The lines to extract run from the first line of the material below to the line containing "const R = 203.5;", both included; leave the pictures behind.
#### INPUT DATA ####
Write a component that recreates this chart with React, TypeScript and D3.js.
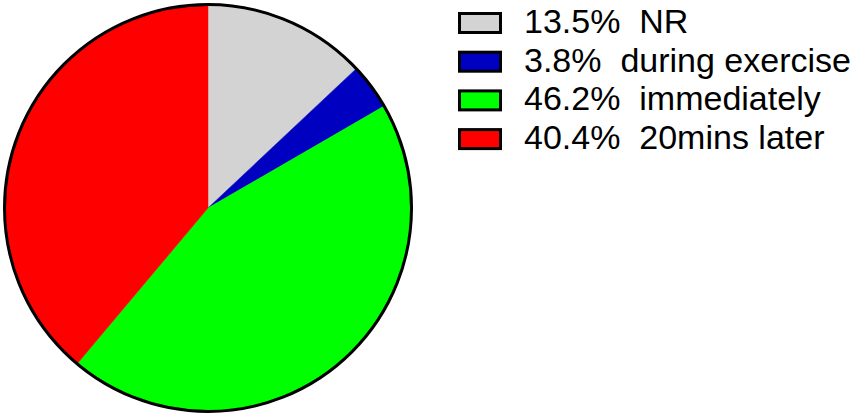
import React from "react";
import * as d3 from "d3";

const categories = ["NR", "during exercise", "immediately", "20mins later"];
const percents = [13.5, 3.8, 46.2, 40.4];
const percentLabels = ["13.5%", "3.8%", "46.2%", "40.4%"];
const colors = ["#d3d3d3", "#0000c0", "#00ff00", "#ff0000"];

const W = 851;
const H = 415;
const cx = 208;
const cy = 208;
const R = 203.5;

// legend layout
const boxX = 459.5;
const boxW = 41;
const boxH = 19;
const baseY0 = 33;
const rowStep = 38.7;
const textX = 524;
const fontSize = 34;

export default function App() {
  const pie = d3
    .pie<number>()
    .sort(null)
    .value((d) => d)
    .startAngle(0)
    .endAngle(2 * Math.PI);
  const arcs = pie(percents);
  const arc = d3.arc<d3.PieArcDatum<number>>().innerRadius(0).outerRadius(R);

  return (
    <svg
      width={W}
      height={H}
      style={{ position: "absolute", left: 0, top: 0, background: "#fff" }}
      fontFamily="Liberation Sans, Arial, sans-serif"
    >
      <g transform={`translate(${cx},${cy})`}>
        {arcs.map((a, i) => (
          <path key={i} d={arc(a) || ""} fill={colors[i]} stroke={colors[i]} strokeWidth={0.5} />
        ))}
        <circle r={R} fill="none" stroke="#000" strokeWidth={3} />
      </g>
      {categories.map((c, i) => {
        const by = baseY0 + i * rowStep;
        return (
          <g key={c}>
            <rect
              x={boxX}
              y={by - 19.5}
              width={boxW}
              height={boxH}
              fill={colors[i]}
              stroke="#000"
              strokeWidth={3}
            />
            <text
              x={textX}
              y={by}
              fontSize={fontSize}
              fill="#000"
              style={{ whiteSpace: "pre" }}
              xmlSpace="preserve"
            >
              {`${percentLabels[i]}  ${c}`}
            </text>
          </g>
        );
      })}
    </svg>
  );
}
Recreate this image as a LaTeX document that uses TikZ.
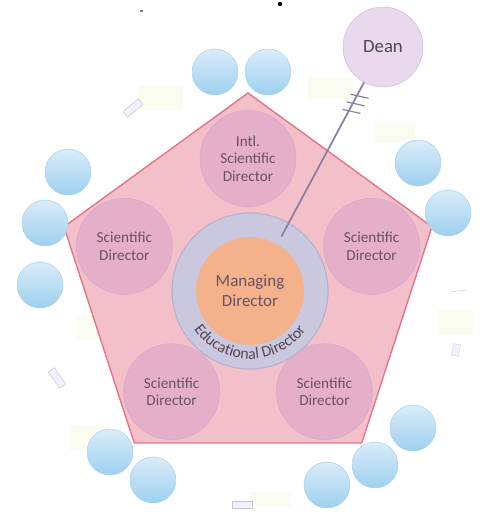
\documentclass[tikz,border=0pt]{standalone}
\usepackage{fontspec}
\setmainfont{Carlito}
\usetikzlibrary{calc}
\usetikzlibrary{decorations.text}

\definecolor{pentfill}{RGB}{243,192,202}
\definecolor{pentedge}{RGB}{226,118,138}
\definecolor{sdfill}{RGB}{210,150,200}
\definecolor{sdedge}{RGB}{214,165,205}
\definecolor{ringfill}{RGB}{202,200,222}
\definecolor{ringedge}{RGB}{180,178,205}
\definecolor{mgrfill}{RGB}{244,178,140}
\definecolor{deanfill}{RGB}{234,216,238}
\definecolor{deanedge}{RGB}{205,185,215}
\definecolor{deanln}{RGB}{140,128,162}
\definecolor{bubtop}{RGB}{218,236,249}
\definecolor{bubbot}{RGB}{158,208,240}
\definecolor{bubedge}{RGB}{165,208,236}
\definecolor{txt}{RGB}{105,82,98}
\definecolor{blob}{RGB}{228,242,180}

\begin{document}
\begin{tikzpicture}[x=0.03cm,y=0.03cm,
    sdir/.style={circle,draw=sdedge,fill=sdfill,fill opacity=0.4,text opacity=1,
        minimum size=2.88cm,inner sep=0pt,align=center,text=txt,
        font=\fontsize{13}{15}\selectfont},
    bubble/.style={circle,draw=bubedge,top color=bubtop,bottom color=bubbot,
        minimum size=1.38cm,inner sep=0pt},
    lnk/.style={rectangle,draw=gray!45,fill=blue!6,minimum width=0.6cm,
        minimum height=0.22cm,inner sep=0pt},
    deanline/.style={draw=deanln,line width=1.5pt}]

    \useasboundingbox (0,0) rectangle (483,518);

    % --- Taches pâles du fond ---
    \foreach \x/\y/\w/\h in {160/420/45/25, 330/430/45/22, 395/385/40/20, 455/195/35/25, 95/190/35/25, 90/80/40/25, 270/18/40/15}
        \fill[blob,opacity=0.22] (\x-\w/2,\y-\h/2) rectangle (\x+\w/2,\y+\h/2);

    % --- Pentagone ---
    \coordinate (pc) at (248,231.5);
    \foreach \i/\a in {1/90,2/162,3/234,4/306,5/18}
        \coordinate (P\i) at ($(pc)+(\a:193.5)$);
    \draw[pentedge,fill=pentfill,line width=1.2pt] (P1) -- (P2) -- (P3) -- (P4) -- (P5) -- cycle;

    % --- Directeurs scientifiques ---
    \node[sdir] (intl) at ($(pc)+(90:128)$) {Intl.\\Scientific\\Director};
    \node[sdir] (sdl)  at ($(pc)+(162:130)$) {Scientific\\Director};
    \node[sdir] (sdr)  at ($(pc)+(18:130)$) {Scientific\\Director};
    \node[sdir] (sdbl) at ($(pc)+(234:130)$) {Scientific\\Director};
    \node[sdir] (sdbr) at ($(pc)+(306:130)$) {Scientific\\Director};

    % --- Anneau et cercle central ---
    \coordinate (mc) at (250,227);
    \node[circle,draw=ringedge,line width=1pt,fill=ringfill,minimum size=4.68cm] (edu) at (mc) {};
    \node[circle,fill=mgrfill,minimum size=3.24cm,inner sep=0pt,align=center,text=txt,
        font=\fontsize{14.5}{17}\selectfont] (mgr) at (mc) {Managing\\Director};
    \path[decorate,decoration={text along path,text align=center,text color=txt!85!black,
        text={|\fontsize{13.5}{13.5}\selectfont|Educational Director}}]
        ($(mc)+(200:68)$) arc[start angle=200,end angle=340,radius=68];

    % --- Dean ---
    \node[circle,draw=deanedge,fill=deanfill,minimum size=2.4cm,inner sep=0pt,text=txt!80!black,
        font=\fontsize{16}{16}\selectfont] (dean) at (383,471) {Dean};
    \coordinate (deanend) at ($(mc)+(60:63)$);
    \draw[deanline] (dean) -- (deanend);
    \foreach \t in {0.26,0.30,0.34}
        \draw[deanline,line width=1pt] ($(dean)!\t!(deanend)$) ++(-6,2) -- ++(18,-4);

    % --- Bulles bleues ---
    \foreach \n/\x/\y in {b1/215/446, b2/268/446, b3/68/346, b4/45/295, b5/40/233, b6/418/355, b7/448/305, b8/110/66, b9/153/38, b10/413/90, b11/375/53, b12/327/33}
        \node[bubble] (\n) at (\x,\y) {};

    % --- Petits liens ---
    \node[lnk,rotate=40] (l1) at (133,410) {};
    \node[lnk,rotate=-55] (l2) at (57,140) {};
    \node[lnk] (l3) at (242,13) {};
    \node[lnk,rotate=80,minimum width=0.35cm,draw=gray!30] (l4) at (456,168) {};
    \draw[gray!40] (450,226) -- (466,228);

    % --- Marques en haut ---
    \fill (280,514) circle (2.2);
    \fill[gray] (140,506) rectangle (143,508);

\end{tikzpicture}
\end{document}
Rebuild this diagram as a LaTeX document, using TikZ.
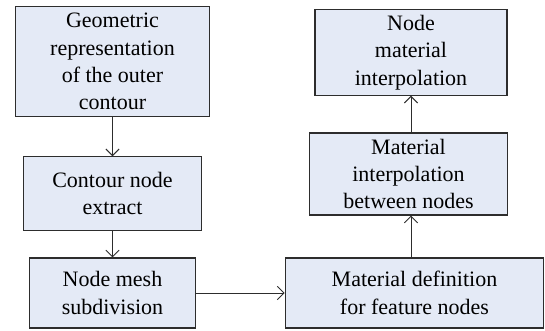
\documentclass[tikz,border=0pt]{standalone}
\usepackage{fontspec}
\setmainfont{Liberation Serif}
\usetikzlibrary{arrows.meta}

\definecolor{boxfill}{RGB}{228,234,246}
\definecolor{boxline}{RGB}{45,45,45}

\tikzset{
  box/.style={draw=boxline,fill=boxfill,line width=0.8pt,inner sep=0pt,align=center,
    font=\fontsize{16.5}{20.5}\selectfont},
  flow/.style={draw=boxline,line width=0.7pt,-{Straight Barb[length=5pt,width=10pt]}}
}

\begin{document}
\begin{tikzpicture}[x=0.75pt,y=-0.75pt]
\path[use as bounding box] (0,0) rectangle (545,330);
\node[box,minimum width=146pt,minimum height=82pt] (geo) at (112.5,61.5) {Geometric\\representation\\of the outer\\contour};
\node[box,minimum width=134pt,minimum height=55pt] (contour) at (112.5,193.5) {Contour node\\extract};
\node[box,minimum width=125pt,minimum height=52.5pt] (mesh) at (112.5,293) {Node mesh\\subdivision};
\node[box,minimum width=194pt,minimum height=52.5pt] (matdef) at (414.5,293) {Material definition\\for feature nodes};
\node[box,minimum width=149pt,minimum height=61.5pt] (matinterp) at (408.5,174) {Material\\interpolation\\between nodes};
\node[box,minimum width=144pt,minimum height=64pt] (nodemat) at (411,52.5) {Node\\material\\interpolation};
\draw[flow] (geo.south) -- (contour.north);
\draw[flow] (contour.south) -- (mesh.north);
\draw[flow] (mesh.east) -- (matdef.west);
\draw[flow] (matdef.north -| nodemat.south) -- (matinterp.south -| nodemat.south);
\draw[flow] (matinterp.north -| nodemat.south) -- (nodemat.south);
\end{tikzpicture}
\end{document}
####
[SOLUTION]:
Write a component that recreates this chart with React, TypeScript and D3.js.
import React from "react";
import * as d3 from "d3";

const categories = ["NR", "during exercise", "immediately", "20mins later"];
const percents = [13.5, 3.8, 46.2, 40.4];
const percentLabels = ["13.5%", "3.8%", "46.2%", "40.4%"];
const colors = ["#d3d3d3", "#0000c0", "#00ff00", "#ff0000"];

const W = 851;
const H = 415;
const cx = 208;
const cy = 208;
const R = 203.5;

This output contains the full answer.